En juin 2023, la poète Anne Barbusse a fait paraître le recueil « A Petros, crise grecque« , chez l’éditeur Bruno Guattari. Très admirative de sa poésie, depuis déjà plusieurs années, j’ai découvert ce nouveau livre avec une grande émotion.

Quatrième de Couverture

« C’est une histoire grecque et française, cinématographique et internationale, plurilingue et catastrophique, antique et contemporaine, où s’entrelacent crise amoureuse et crise économique.
Avec ce recueil au ton résolument actuel, Anne Barbusse nous donne à lire un texte poétique, riche et dense, mais hors normes, tant par la forme, qui ne s’interdit pas le récit – agencé comme une (petite) tragédie – que par le brassage de styles (entre tonalités lyrique et épique), faisant alterner des rythmes d’écriture amples ou saccadés. Un texte romantique dans un monde capitaliste. » A.B.

Mon Avis

Ce livre est à la fois un recueil poétique et le récit d’une histoire d’amour dramatique, découpé en cinq actes comme une tragédie.
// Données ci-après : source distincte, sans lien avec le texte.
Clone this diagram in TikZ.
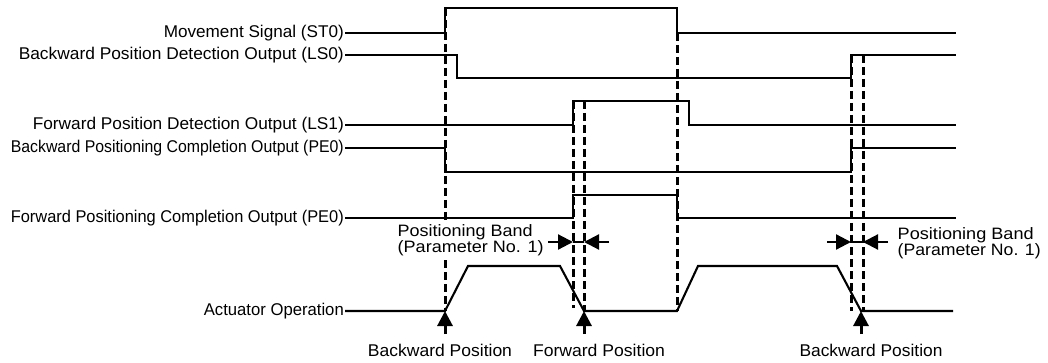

Des références ponctuelles à la mythologie antique (L’Odyssée, L’Enéide, mythe d’Icare, Didon) côtoient d’autres références plus modernes – cinématographiques (Rashomon de Kurosawa, Lost in translation de Sofia Coppola, Xavier Dolan, Jean-Luc Godard et Anna Karina, Woody Allen, parmi tant d’autres) mais aussi musicales (Nat King Cole, The End des Doors, Jessye Norman, etc.) formant un arrière plan culturel très riche, en illustration de l’histoire d’amour qui nous est contée.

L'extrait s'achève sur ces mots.